EXERCISE DIRECTIONS
Everything in the listing except the pictures should be written out exactly.
============
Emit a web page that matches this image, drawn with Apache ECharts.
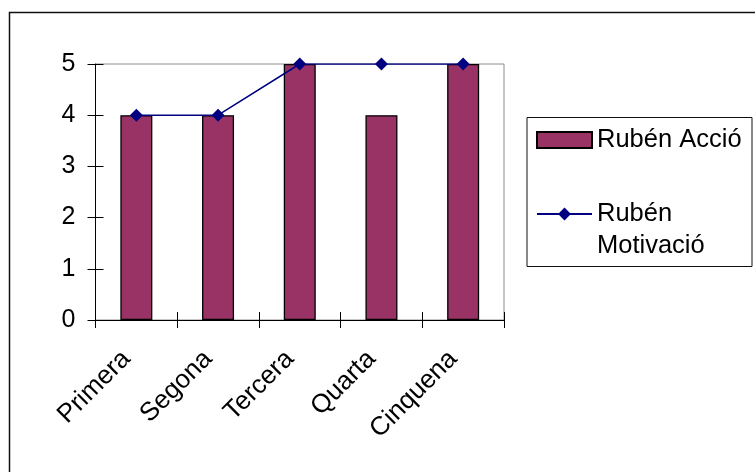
<!DOCTYPE html>
<html>
<head>
<meta charset="utf-8">
<style>
  html, body { margin: 0; padding: 0; background: #fff; }
  #chart { width: 755px; height: 472px; }
</style>
<script src="https://cdn.jsdelivr.net/npm/echarts@6/dist/echarts.min.js"></script>
</head>
<body>
<div id="chart"></div>
<script>
// Session labels and the two scored series
const categories = ['Primera', 'Segona', 'Tercera', 'Quarta', 'Cinquena'];
const accioValues = [4, 4, 5, 4, 5];
const motivacioValues = [4, 4, 5, 5, 5];
const accioName = 'Rubén Acció';
const motivacioName = 'Rubén\nMotivació';

const FONT = '"Liberation Sans", Arial, sans-serif';

const chart = echarts.init(document.getElementById('chart'), null, { renderer: 'canvas' });

const yBase = { type: 'value', min: 0, max: 5, interval: 1, splitLine: { show: false } };

chart.setOption({
  animation: false,
  backgroundColor: '#fff',
  textStyle: { fontFamily: FONT },
  grid: {
    left: 95.5, right: 251, top: 64, bottom: 152,
    show: true, borderColor: '#8c8c8c', borderWidth: 1, backgroundColor: 'transparent'
  },
  graphic: [
    // outer chart frame (extends past the right and bottom edges)
    { type: 'rect', shape: { x: 9.5, y: 12.5, width: 900, height: 600 },
      style: { fill: 'none', stroke: '#111', lineWidth: 1.5 }, z: 0, silent: true },
    // legend frame
    { type: 'rect', shape: { x: 527, y: 117.5, width: 225, height: 149 },
      style: { fill: '#fff', stroke: '#111', lineWidth: 1 }, z: 1, silent: true }
  ],
  legend: {
    orient: 'vertical',
    left: 536, top: 124,
    padding: 0,
    itemWidth: 55, itemHeight: 16,
    itemGap: 10,
    z: 10,
    textStyle: { fontFamily: FONT, fontSize: 25.5, color: '#000', lineHeight: 32 },
    formatter: n => (n.indexOf('\n') >= 0 ? '\n' + n : n),
    data: [{ name: accioName, icon: 'rect' }, { name: motivacioName }]
  },
  xAxis: [
    {
      type: 'category', data: categories, boundaryGap: true,
      axisLine: { lineStyle: { color: '#000', width: 1 } },
      axisTick: { show: true, inside: false, length: 8, lineStyle: { color: '#000' } },
      axisLabel: {
        rotate: 45, fontSize: 26, color: '#000', margin: 25, fontFamily: FONT,
        padding: [0, 14, 0, 0]
      }
    },
    {
      type: 'category', data: categories, boundaryGap: true, position: 'bottom',
      axisLine: { show: false },
      axisTick: { show: true, inside: true, length: 8, lineStyle: { color: '#000' } },
      axisLabel: { show: false }
    }
  ],
  yAxis: [
    Object.assign({}, yBase, {
      axisLine: { show: true, lineStyle: { color: '#000', width: 1 } },
      axisTick: { show: true, inside: false, length: 8, lineStyle: { color: '#000' } },
      axisLabel: { fontSize: 25, color: '#000', margin: 20, fontFamily: FONT }
    }),
    Object.assign({}, yBase, {
      position: 'left',
      axisLine: { show: false },
      axisTick: { show: true, inside: true, length: 8, lineStyle: { color: '#000' } },
      axisLabel: { show: false }
    })
  ],
  series: [
    {
      name: accioName, type: 'bar', data: accioValues, barWidth: 32,
      itemStyle: { color: '#993366', borderColor: '#000', borderWidth: 1.3 },
      z: 2
    },
    {
      name: motivacioName, type: 'line', data: motivacioValues,
      symbol: 'diamond', symbolSize: 13, showSymbol: true,
      lineStyle: { color: '#000080', width: 1.5 },
      itemStyle: { color: '#000080' },
      z: 5
    }
  ]
});
</script>
</body>
</html>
============
RESPONSE TO THIS EXERCISE
Emit a web page that matches this image, drawn with Apache ECharts.
<!DOCTYPE html>
<html>
<head>
<meta charset="utf-8">
<style>
  html, body { margin: 0; padding: 0; background: #fff; }
  #chart { width: 755px; height: 472px; }
</style>
<script src="https://cdn.jsdelivr.net/npm/echarts@6/dist/echarts.min.js"></script>
</head>
<body>
<div id="chart"></div>
<script>
// Session labels and the two scored series
const categories = ['Primera', 'Segona', 'Tercera', 'Quarta', 'Cinquena'];
const accioValues = [4, 4, 5, 4, 5];
const motivacioValues = [4, 4, 5, 5, 5];
const accioName = 'Rubén Acció';
const motivacioName = 'Rubén\nMotivació';

const FONT = '"Liberation Sans", Arial, sans-serif';

const chart = echarts.init(document.getElementById('chart'), null, { renderer: 'canvas' });

const yBase = { type: 'value', min: 0, max: 5, interval: 1, splitLine: { show: false } };

chart.setOption({
  animation: false,
  backgroundColor: '#fff',
  textStyle: { fontFamily: FONT },
  grid: {
    left: 95.5, right: 251, top: 64, bottom: 152,
    show: true, borderColor: '#8c8c8c', borderWidth: 1, backgroundColor: 'transparent'
  },
  graphic: [
    // outer chart frame (extends past the right and bottom edges)
    { type: 'rect', shape: { x: 9.5, y: 12.5, width: 900, height: 600 },
      style: { fill: 'none', stroke: '#111', lineWidth: 1.5 }, z: 0, silent: true },
    // legend frame
    { type: 'rect', shape: { x: 527, y: 117.5, width: 225, height: 149 },
      style: { fill: '#fff', stroke: '#111', lineWidth: 1 }, z: 1, silent: true }
  ],
  legend: {
    orient: 'vertical',
    left: 536, top: 124,
    padding: 0,
    itemWidth: 55, itemHeight: 16,
    itemGap: 10,
    z: 10,
    textStyle: { fontFamily: FONT, fontSize: 25.5, color: '#000', lineHeight: 32 },
    formatter: n => (n.indexOf('\n') >= 0 ? '\n' + n : n),
    data: [{ name: accioName, icon: 'rect' }, { name: motivacioName }]
  },
  xAxis: [
    {
      type: 'category', data: categories, boundaryGap: true,
      axisLine: { lineStyle: { color: '#000', width: 1 } },
      axisTick: { show: true, inside: false, length: 8, lineStyle: { color: '#000' } },
      axisLabel: {
        rotate: 45, fontSize: 26, color: '#000', margin: 25, fontFamily: FONT,
        padding: [0, 14, 0, 0]
      }
    },
    {
      type: 'category', data: categories, boundaryGap: true, position: 'bottom',
      axisLine: { show: false },
      axisTick: { show: true, inside: true, length: 8, lineStyle: { color: '#000' } },
      axisLabel: { show: false }
    }
  ],
  yAxis: [
    Object.assign({}, yBase, {
      axisLine: { show: true, lineStyle: { color: '#000', width: 1 } },
      axisTick: { show: true, inside: false, length: 8, lineStyle: { color: '#000' } },
      axisLabel: { fontSize: 25, color: '#000', margin: 20, fontFamily: FONT }
    }),
    Object.assign({}, yBase, {
      position: 'left',
      axisLine: { show: false },
      axisTick: { show: true, inside: true, length: 8, lineStyle: { color: '#000' } },
      axisLabel: { show: false }
    })
  ],
  series: [
    {
      name: accioName, type: 'bar', data: accioValues, barWidth: 32,
      itemStyle: { color: '#993366', borderColor: '#000', borderWidth: 1.3 },
      z: 2
    },
    {
      name: motivacioName, type: 'line', data: motivacioValues,
      symbol: 'diamond', symbolSize: 13, showSymbol: true,
      lineStyle: { color: '#000080', width: 1.5 },
      itemStyle: { color: '#000080' },
      z: 5
    }
  ]
});
</script>
</body>
</html>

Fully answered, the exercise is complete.